FORT WORTH, Texas (AP) —
U.S. National Guard checks on his colleague inside a Border Patrol Skybox near the Hidalgo International Bridge in Hidalgo, Texas. (AP Photo/Delcia Lopez, File)

A Fort Worth defense contractor that monitors part of the United States-Mexico border with high-tech surveillance towers is looking to expand the technology in more states along the southern border.

Elbit Systems of America has operated dozens of towers along the border in Arizona since 2015 under a $145 million contract with U.S. Customs and Border Protection, the Fort Worth Star-Telegram reported. The Texas company is a U.S. subsidiary of Israeli defense contractor Elbit Systems.

Electronic camera tower that monitors the Rio Grande River at the U.S-Mexico border from Laredo, Texas, in June, 2007. (AP Photo/LM Otero/File)

The 80- to 120-foot towers are equipped with radar sensors and cameras to detect motion along 200 miles of the Arizona border. The monitoring is used as an early warning system so that a Border Patrol agent can be dispatched, if needed.

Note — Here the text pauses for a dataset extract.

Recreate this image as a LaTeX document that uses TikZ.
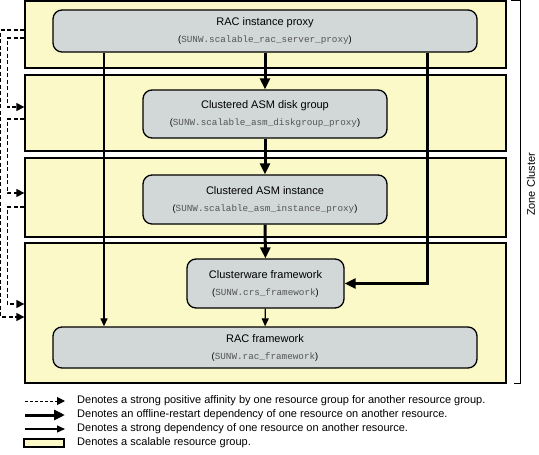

“They’re able to determine, are individuals carrying backpacks, which might be an indication of drug loads, or are they carrying weapons, which might indicate a higher level of threat,” said Gordon Kesting, the Texas contractor’s vice president of homeland security.

Elbit officials said they’re eager to expand the tower system in Texas, New Mexico and California, as President Donald Trump continues talks on border security.

Trump is planning to hold a rally on Monday in El Paso to drum up support for his call for $5.7 billion in border wall funding. The president referred to the border city in his State of the Union address last week as a violent crime hub before a border fence was built, a claim that’s been disputed by several Texas Democrats.

Bob Edmonds, Elbit’s vice president of marketing, said the camera towers aren’t meant to replace a border wall, but to complement existing barriers in areas, such as El Paso.

Edmonds said the Border Patrol requested an expansion of the company’s camera tower system, but he declined to specify how much it would cost to cover the rest of the U.S. southern border.